## Directions
Your task is to output the listing word for word, with pictures excluded.

## Dataset content
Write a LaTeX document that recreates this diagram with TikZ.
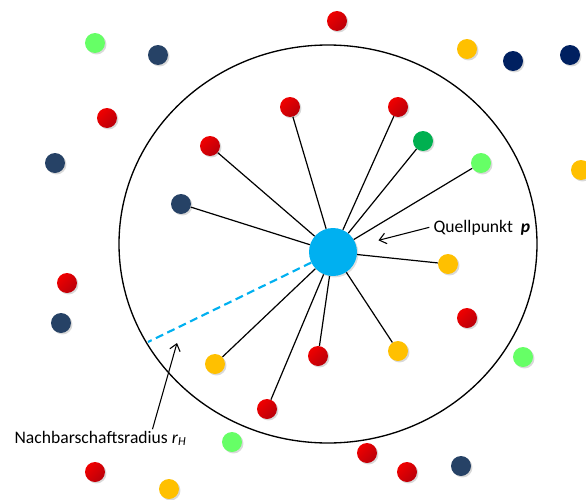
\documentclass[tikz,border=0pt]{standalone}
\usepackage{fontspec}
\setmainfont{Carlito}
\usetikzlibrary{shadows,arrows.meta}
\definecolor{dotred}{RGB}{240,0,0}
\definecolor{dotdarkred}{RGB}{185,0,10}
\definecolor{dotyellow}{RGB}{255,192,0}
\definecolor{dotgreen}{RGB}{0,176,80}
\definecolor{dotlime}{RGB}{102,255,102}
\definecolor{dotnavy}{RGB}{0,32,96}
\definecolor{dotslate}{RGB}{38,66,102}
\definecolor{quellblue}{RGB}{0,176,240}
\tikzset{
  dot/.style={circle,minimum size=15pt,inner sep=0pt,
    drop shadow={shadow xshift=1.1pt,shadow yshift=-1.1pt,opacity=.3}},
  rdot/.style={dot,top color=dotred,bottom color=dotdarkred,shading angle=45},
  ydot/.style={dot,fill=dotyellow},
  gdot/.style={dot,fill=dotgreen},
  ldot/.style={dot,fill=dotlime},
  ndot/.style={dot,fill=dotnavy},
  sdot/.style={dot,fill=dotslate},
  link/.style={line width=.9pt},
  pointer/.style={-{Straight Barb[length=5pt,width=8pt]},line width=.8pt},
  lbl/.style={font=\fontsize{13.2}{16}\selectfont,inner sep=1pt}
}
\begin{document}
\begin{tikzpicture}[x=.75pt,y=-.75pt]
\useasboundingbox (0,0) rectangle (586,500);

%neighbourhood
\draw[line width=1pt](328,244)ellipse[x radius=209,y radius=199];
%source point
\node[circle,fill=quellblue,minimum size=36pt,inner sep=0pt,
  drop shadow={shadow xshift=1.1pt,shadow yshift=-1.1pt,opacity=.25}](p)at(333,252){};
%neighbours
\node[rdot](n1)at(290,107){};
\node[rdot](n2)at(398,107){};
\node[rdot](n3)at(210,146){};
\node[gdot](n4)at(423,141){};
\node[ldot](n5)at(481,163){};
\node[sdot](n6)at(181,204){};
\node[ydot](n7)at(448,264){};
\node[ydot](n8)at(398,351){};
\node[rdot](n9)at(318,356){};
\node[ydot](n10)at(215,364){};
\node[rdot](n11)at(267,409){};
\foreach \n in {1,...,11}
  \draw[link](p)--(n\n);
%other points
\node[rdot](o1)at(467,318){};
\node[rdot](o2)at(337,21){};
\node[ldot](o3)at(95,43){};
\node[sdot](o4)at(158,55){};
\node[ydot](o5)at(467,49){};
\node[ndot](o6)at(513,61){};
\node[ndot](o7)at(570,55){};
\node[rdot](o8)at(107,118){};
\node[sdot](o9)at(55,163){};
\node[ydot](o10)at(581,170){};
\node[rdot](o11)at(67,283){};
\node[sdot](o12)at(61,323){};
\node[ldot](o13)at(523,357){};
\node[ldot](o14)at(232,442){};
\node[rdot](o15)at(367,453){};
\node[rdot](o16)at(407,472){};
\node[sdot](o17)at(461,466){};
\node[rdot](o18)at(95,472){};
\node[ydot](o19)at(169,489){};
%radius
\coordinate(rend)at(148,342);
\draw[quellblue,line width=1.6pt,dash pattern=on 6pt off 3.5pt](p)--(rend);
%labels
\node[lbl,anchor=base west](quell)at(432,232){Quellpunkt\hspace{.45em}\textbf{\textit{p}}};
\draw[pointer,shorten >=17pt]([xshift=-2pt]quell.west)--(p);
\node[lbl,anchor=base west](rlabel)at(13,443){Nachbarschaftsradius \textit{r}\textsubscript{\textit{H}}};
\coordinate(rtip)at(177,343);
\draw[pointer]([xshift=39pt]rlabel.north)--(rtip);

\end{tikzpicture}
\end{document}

## In response
Write a LaTeX document that recreates this diagram with TikZ.
\documentclass[tikz,border=0pt]{standalone}
\usepackage{fontspec}
\setmainfont{Carlito}
\usetikzlibrary{shadows,arrows.meta}
\definecolor{dotred}{RGB}{240,0,0}
\definecolor{dotdarkred}{RGB}{185,0,10}
\definecolor{dotyellow}{RGB}{255,192,0}
\definecolor{dotgreen}{RGB}{0,176,80}
\definecolor{dotlime}{RGB}{102,255,102}
\definecolor{dotnavy}{RGB}{0,32,96}
\definecolor{dotslate}{RGB}{38,66,102}
\definecolor{quellblue}{RGB}{0,176,240}
\tikzset{
  dot/.style={circle,minimum size=15pt,inner sep=0pt,
    drop shadow={shadow xshift=1.1pt,shadow yshift=-1.1pt,opacity=.3}},
  rdot/.style={dot,top color=dotred,bottom color=dotdarkred,shading angle=45},
  ydot/.style={dot,fill=dotyellow},
  gdot/.style={dot,fill=dotgreen},
  ldot/.style={dot,fill=dotlime},
  ndot/.style={dot,fill=dotnavy},
  sdot/.style={dot,fill=dotslate},
  link/.style={line width=.9pt},
  pointer/.style={-{Straight Barb[length=5pt,width=8pt]},line width=.8pt},
  lbl/.style={font=\fontsize{13.2}{16}\selectfont,inner sep=1pt}
}
\begin{document}
\begin{tikzpicture}[x=.75pt,y=-.75pt]
\useasboundingbox (0,0) rectangle (586,500);

%neighbourhood
\draw[line width=1pt](328,244)ellipse[x radius=209,y radius=199];
%source point
\node[circle,fill=quellblue,minimum size=36pt,inner sep=0pt,
  drop shadow={shadow xshift=1.1pt,shadow yshift=-1.1pt,opacity=.25}](p)at(333,252){};
%neighbours
\node[rdot](n1)at(290,107){};
\node[rdot](n2)at(398,107){};
\node[rdot](n3)at(210,146){};
\node[gdot](n4)at(423,141){};
\node[ldot](n5)at(481,163){};
\node[sdot](n6)at(181,204){};
\node[ydot](n7)at(448,264){};
\node[ydot](n8)at(398,351){};
\node[rdot](n9)at(318,356){};
\node[ydot](n10)at(215,364){};
\node[rdot](n11)at(267,409){};
\foreach \n in {1,...,11}
  \draw[link](p)--(n\n);
%other points
\node[rdot](o1)at(467,318){};
\node[rdot](o2)at(337,21){};
\node[ldot](o3)at(95,43){};
\node[sdot](o4)at(158,55){};
\node[ydot](o5)at(467,49){};
\node[ndot](o6)at(513,61){};
\node[ndot](o7)at(570,55){};
\node[rdot](o8)at(107,118){};
\node[sdot](o9)at(55,163){};
\node[ydot](o10)at(581,170){};
\node[rdot](o11)at(67,283){};
\node[sdot](o12)at(61,323){};
\node[ldot](o13)at(523,357){};
\node[ldot](o14)at(232,442){};
\node[rdot](o15)at(367,453){};
\node[rdot](o16)at(407,472){};
\node[sdot](o17)at(461,466){};
\node[rdot](o18)at(95,472){};
\node[ydot](o19)at(169,489){};
%radius
\coordinate(rend)at(148,342);
\draw[quellblue,line width=1.6pt,dash pattern=on 6pt off 3.5pt](p)--(rend);
%labels
\node[lbl,anchor=base west](quell)at(432,232){Quellpunkt\hspace{.45em}\textbf{\textit{p}}};
\draw[pointer,shorten >=17pt]([xshift=-2pt]quell.west)--(p);
\node[lbl,anchor=base west](rlabel)at(13,443){Nachbarschaftsradius \textit{r}\textsubscript{\textit{H}}};
\coordinate(rtip)at(177,343);
\draw[pointer]([xshift=39pt]rlabel.north)--(rtip);

\end{tikzpicture}
\end{document}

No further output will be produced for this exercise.